Curiosity about the spread of the COVID-19 pandemic to the peaceful societies led to a news report in a major Indian newspaper on April 10 which indicated that as of that date Sikkim had not yet reported any cases of the coronavirus. Sikkim, a small state in northeastern India, is the home of the Lepcha people. All of India is coping with the pandemic by lockdown orders from the national government.

A more informative piece about the ways the Lepchas are handling the crisis appeared in a different news story the next day, April 11. That report indicated that they are turning to their traditional religious practices for support. Olley Lepcha, a bongthing, their term for a traditional priest, performed appropriate rituals in his village, Naga, in North Sikkim, a district with a lot of spectacular scenery. His rituals sought to expel the coronavirus demon and keep Sikkim, the rest of the Himalayas, and all of India safe from the aggressive disease.

The news article goes on to report that the bongthing is the head of a school for bongthings located in the village and that his students helped him perform the “wonderful ritual.” He chants, offers prayers, and performs rituals to help people cope with various social issues and calamities. The bongthings, the article concludes, are traditional healers who appease the gods and chase away the demons that cause the suffering of humanity.

More information about bongthings turns up in the literature on the Lepchas. These priests of their faith, referred to as “Bon” or “Bone,” are representatives on earth of the Mother Creator. The bongthings used to be present at all Lepcha rituals to appease the demons and gods and make proper offerings. The shamans retain all the sacred knowledge of the people and they serve as the keepers of Lepcha culture and tradition.

The virtual disappearance of the shamans in recent times is one of the major factors that is causing the abandonment of the Lepcha’s localized knowledge and ritualized life, which is weakening their society and culture. A news story from November 2011 indicated that the performance of the rituals at Mount Kanchenjunga would soon be lost since the bongthing there, Sandup, had discontinued performing them in the mid-1970’s. In fact, the rituals were preserved, recorded by the Danish scholar Halfdan Siiger, who had gained the confidence of Sandup’s father, the previous Kanchenjunga bongthing, in 1956. The elder priest had allowed him to record the rituals.

The rituals that Samdup used to perform at Nung, his village, were the basis for Lepcha nationalistic pride. Other bongthings also offered rituals to Kanchenjunga, but the one at Nung was the most important. The secret ritual, and its accompanying processional song, would now be lost except for the recording that Siiger made and transcribed into his book The Lepchas: Culture and Religion of a Himalayan People.

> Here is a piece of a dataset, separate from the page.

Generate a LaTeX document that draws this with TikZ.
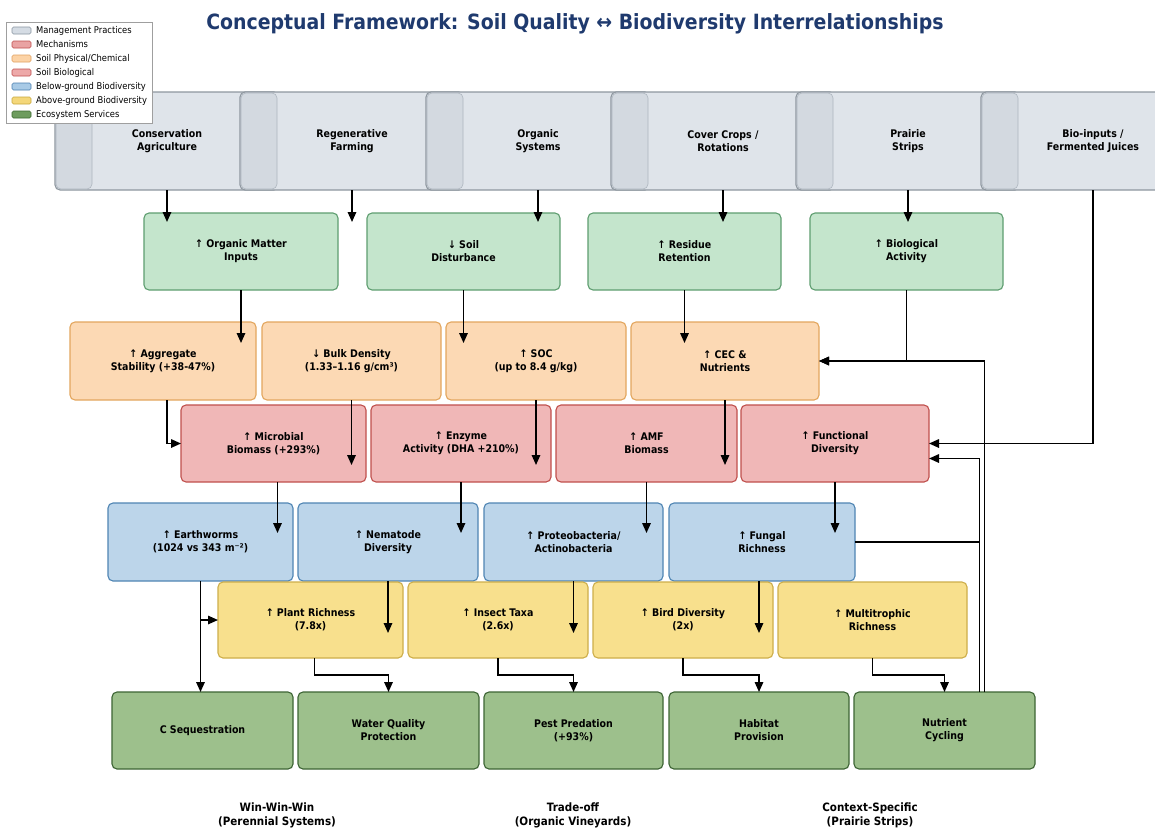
\documentclass[tikz,border=0pt]{standalone}
\usepackage{fontspec}
\setmainfont{DejaVu Sans Condensed}[BoldFont={DejaVu Sans Condensed Bold}]
\usetikzlibrary{arrows.meta,calc}
\definecolor{mpfill}{HTML}{DFE4EA}
\definecolor{mpedge}{HTML}{8E979F}
\definecolor{mptab}{HTML}{D3D9E0}
\definecolor{mptabedge}{HTML}{AEB6BF}
\definecolor{gfill}{HTML}{C4E5CC}
\definecolor{gedge}{HTML}{5E9E70}
\definecolor{ofill}{HTML}{FCD9B4}
\definecolor{oedge}{HTML}{E3A65E}
\definecolor{rfill}{HTML}{F0B7B7}
\definecolor{redge}{HTML}{C0504D}
\definecolor{bfill}{HTML}{BCD5EA}
\definecolor{bedge}{HTML}{4F85B3}
\definecolor{yfill}{HTML}{F8E08D}
\definecolor{yedge}{HTML}{CDAE4A}
\definecolor{dfill}{HTML}{9DC08C}
\definecolor{dedge}{HTML}{3D6434}
\definecolor{titlec}{HTML}{1F3A6E}
\definecolor{lmgf}{HTML}{D5DCE4}\definecolor{lmge}{HTML}{8A96A2}
\definecolor{lmef}{HTML}{E9A3A3}\definecolor{lmee}{HTML}{C05050}
\definecolor{lspf}{HTML}{FCD3A6}\definecolor{lspe}{HTML}{E0A060}
\definecolor{lsbf}{HTML}{EDA9A9}\definecolor{lsbe}{HTML}{C05050}
\definecolor{lbgf}{HTML}{A8CAE6}\definecolor{lbge}{HTML}{4A7FB0}
\definecolor{lagf}{HTML}{F4D77A}\definecolor{lage}{HTML}{C9A93C}
\definecolor{lesf}{HTML}{6E9C5E}\definecolor{lese}{HTML}{3C6A30}
\newcommand\placebox[7]{\node[#1, minimum width={#5-#3}, minimum height={#6-#4}] (#2) at ({(#3+#5)/2},{(#4+#6)/2}) {#7};}
\newcommand\mptabstrip[1]{\draw[fill=mptab, draw=mptabedge, line width=0.6pt, rounded corners=5pt] ({#1+1},93) rectangle ({#1+37},189);}
\begin{document}
\begin{tikzpicture}[x=1pt,y=-1pt,
  bx/.style={draw, rounded corners=5pt, line width=1.1pt, inner sep=0pt, outer sep=0pt, align=center, font=\bfseries\fontsize{10.5}{13}\selectfont},
  mpb/.style={bx, fill=mpfill, draw=mpedge},
  gb/.style={bx, fill=gfill, draw=gedge},
  ob/.style={bx, fill=ofill, draw=oedge},
  rb/.style={bx, fill=rfill, draw=redge},
  bb/.style={bx, fill=bfill, draw=bedge},
  yb/.style={bx, fill=yfill, draw=yedge},
  db/.style={bx, fill=dfill, draw=dedge},
  arr/.style={line width=1.6pt, -{Triangle[length=10pt,width=8.5pt]}},
  ln/.style={line width=1.6pt},
  lab/.style={font=\bfseries\fontsize{11.5}{14}\selectfont, align=center, inner sep=0pt},
  leg/.style={font=\fontsize{9.3}{10}\selectfont, anchor=west, inner sep=0pt},
  sw/.style={rounded corners=1.5pt, line width=0.6pt}
]
\fill[white] (0,0) rectangle (1155,830);
\useasboundingbox (0,0) rectangle (1155,830);

\node[font=\bfseries\fontsize{21}{24}\selectfont, text=titlec, inner sep=0pt] (title) at (575,24) {Conceptual Framework: Soil Quality ↔ Biodiversity Interrelationships};

% management practices
\placebox{mpb}{mp1}{55}{92}{279}{190}{Conservation\\Agriculture}
\mptabstrip{55}
\placebox{mpb}{mp2}{240}{92}{464}{190}{Regenerative\\Farming}
\mptabstrip{240}
\placebox{mpb}{mp3}{426}{92}{650}{190}{Organic\\Systems}
\mptabstrip{426}
\placebox{mpb}{mp4}{611}{92}{835}{190}{Cover Crops /\\Rotations}
\mptabstrip{611}
\placebox{mpb}{mp5}{796}{92}{1020}{190}{Prairie\\Strips}
\mptabstrip{796}
\placebox{mpb}{mp6}{981}{92}{1205}{190}{Bio-inputs /\\Fermented Juices}
\mptabstrip{981}

% mechanisms
\placebox{gb}{g1}{144}{213}{338}{290}{↑ Organic Matter\\Inputs}
\placebox{gb}{g2}{367}{213}{560}{290}{↓ Soil\\Disturbance}
\placebox{gb}{g3}{588}{213}{781}{290}{↑ Residue\\Retention}
\placebox{gb}{g4}{810}{213}{1003}{290}{↑ Biological\\Activity}

% soil physical/chemical
\placebox{ob}{o1}{70}{322}{256}{400}{↑ Aggregate\\Stability (+38-47\%)}
\placebox{ob}{o2}{262}{322}{441}{400}{↓ Bulk Density\\(1.33–1.16 g/cm³)}
\placebox{ob}{o3}{446}{322}{626}{400}{↑ SOC\\(up to 8.4 g/kg)}
\placebox{ob}{o4}{631}{322}{819}{400}{↑ CEC \&\\Nutrients}

% soil biological
\placebox{rb}{r1}{181}{405}{366}{482}{↑ Microbial\\Biomass (+293\%)}
\placebox{rb}{r2}{371}{405}{551}{482}{↑ Enzyme\\Activity (DHA +210\%)}
\placebox{rb}{r3}{556}{405}{737}{482}{↑ AMF\\Biomass}
\placebox{rb}{r4}{741}{405}{929}{482}{↑ Functional\\Diversity}

% below-ground
\placebox{bb}{b1}{108}{503}{293}{581}{↑ Earthworms\\(1024 vs 343 m⁻²)}
\placebox{bb}{b2}{298}{503}{478}{581}{↑ Nematode\\Diversity}
\placebox{bb}{b3}{484}{503}{663}{581}{↑ Proteobacteria/\\Actinobacteria}
\placebox{bb}{b4}{669}{503}{855}{581}{↑ Fungal\\Richness}

% above-ground
\placebox{yb}{y1}{218}{582}{403}{658}{↑ Plant Richness\\(7.8x)}
\placebox{yb}{y2}{408}{582}{588}{658}{↑ Insect Taxa\\(2.6x)}
\placebox{yb}{y3}{593}{582}{773}{658}{↑ Bird Diversity\\(2x)}
\placebox{yb}{y4}{778}{582}{967}{658}{↑ Multitrophic\\Richness}

% ecosystem services
\placebox{db}{d1}{112}{692}{293}{769}{C Sequestration}
\placebox{db}{d2}{298}{692}{479}{769}{Water Quality\\Protection}
\placebox{db}{d3}{484}{692}{663}{769}{Pest Predation\\(+93\%)}
\placebox{db}{d4}{669}{692}{849}{769}{Habitat\\Provision}
\placebox{db}{d5}{854}{692}{1035}{769}{Nutrient\\Cycling}

% connectors: practices -> mechanisms
\coordinate (regend) at (352,222);
\draw[arr] (mp1.south) -- ($(mp1.south|-g1.north)+(0,9)$);
\draw[arr] (mp2.south) -- (regend);
\draw[arr] (mp3.south) -- ($(mp3.south|-g2.north)+(0,9)$);
\draw[arr] (mp4.south) -- ($(mp4.south|-g3.north)+(0,9)$);
\draw[arr] (mp5.south) -- ($(mp5.south|-g4.north)+(0,9)$);
\draw[arr] (mp6.south) |- (r4.east);

% mechanisms -> soil phys/chem
\draw[arr] (g1.south) -- ($(g1.south|-o1.north)+(0,21)$);
\draw[arr] (g2.south) -- ($(g2.south|-o3.north)+(0,21)$);
\draw[arr] (g3.south) -- ($(g3.south|-o4.north)+(0,21)$);
\draw[arr] (g4.south) |- (o4.east);

% feedback from nutrient cycling
\coordinate (fbA) at ($(d5.north)+(40,0)$);
\coordinate (fbB) at ($(d5.north)+(35,0)$);
\draw[arr] (fbA) |- (o4.east);
\draw[arr] (fbB) |- ($(r4.east)+(0,15)$);
\draw[ln] (b4.east) -- (b4.east -| fbB);

% soil phys/chem -> soil biological
\draw[arr] ($(o1.south)+(4,0)$) |- (r1.west);
\draw[arr] (o2.south) -- ($(o2.south|-r1.north)+(0,60)$);
\draw[arr] (o3.south) -- ($(o3.south|-r2.north)+(0,60)$);
\draw[arr] (o4.south) -- ($(o4.south|-r3.north)+(0,60)$);

% soil biological -> below-ground
\draw[arr] ($(r1.south)+(4,0)$) -- ($(r1.south|-b1.north)+(4,30)$);
\draw[arr] (r2.south) -- ($(r2.south|-b2.north)+(0,30)$);
\draw[arr] (r3.south) -- ($(r3.south|-b3.north)+(0,30)$);
\draw[arr] (r4.south) -- ($(r4.south|-b4.north)+(0,30)$);

% below-ground -> above-ground / services
\draw[arr] (b1.south) -- (b1.south|-d1.north);
\draw[arr] (b1.south) |- (y1.west);
\draw[arr] (b2.south) -- ($(b2.south|-y1.north)+(0,51)$);
\draw[arr] (b3.south) -- ($(b3.south|-y2.north)+(0,51)$);
\draw[arr] ($(b4.south)+(-3,0)$) -- ($(b4.south|-y3.north)+(-3,51)$);

% above-ground -> services
\draw[arr] ($(y1.south)+(4,0)$) -- ($(y1.south)+(4,17)$) -| (d2.north);
\draw[arr] (y2.south) -- ($(y2.south)+(0,17)$) -| (d3.north);
\draw[arr] (y3.south) -- ($(y3.south)+(0,17)$) -| (d4.north);
\draw[arr] (y4.south) -- ($(y4.south)+(0,17)$) -| (d5.north);

% bottom labels
\node[lab] (t1) at (277,815) {Win-Win-Win\\(Perennial Systems)};
\node[lab] (t2) at (573,815) {Trade-off\\(Organic Vineyards)};
\node[lab] (t3) at (870,815) {Context-Specific\\(Prairie Strips)};

% legend
\draw[fill=white, draw=gray!75, line width=0.7pt] (6,22) rectangle (152,123);
\draw[sw, fill=lmgf, draw=lmge] (12,27) rectangle (31,34);
\node[leg] (l1) at (36,30.5) {Management Practices};
\draw[sw, fill=lmef, draw=lmee] (12,41) rectangle (31,48);
\node[leg] (l2) at (36,44.5) {Mechanisms};
\draw[sw, fill=lspf, draw=lspe] (12,55) rectangle (31,62);
\node[leg] (l3) at (36,58.5) {Soil Physical/Chemical};
\draw[sw, fill=lsbf, draw=lsbe] (12,69) rectangle (31,76);
\node[leg] (l4) at (36,72.5) {Soil Biological};
\draw[sw, fill=lbgf, draw=lbge] (12,83) rectangle (31,90);
\node[leg] (l5) at (36,86.5) {Below-ground Biodiversity};
\draw[sw, fill=lagf, draw=lage] (12,97) rectangle (31,104);
\node[leg] (l6) at (36,100.5) {Above-ground Biodiversity};
\draw[sw, fill=lesf, draw=lese] (12,111) rectangle (31,118);
\node[leg] (l7) at (36,114.5) {Ecosystem Services};
\end{tikzpicture}
\end{document}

The gradual influx of Buddhism into Sikkim had begun to dilute the Bon nature worship several hundred years ago. The annual Kanchenjunga rites at Nung were the strongest surviving relics from that earlier era. The bongthing from Nung used to process to the seat of Sikkim power, the capital at Gangtok, where the Chogyal, the Buddhist king, would honor him with many gifts and a symbolic yak, obtained from much higher mountains. The bongthing would take it all back to the altar at Nung with great ceremony.

So while the bongthings now may not be much involved in grand ceremonies, it is interesting to learn that in these times of great stress, a low-key, peaceful society such as the Lepchas can still turn to their traditions for help. And that at least one surviving priest and his students will respond.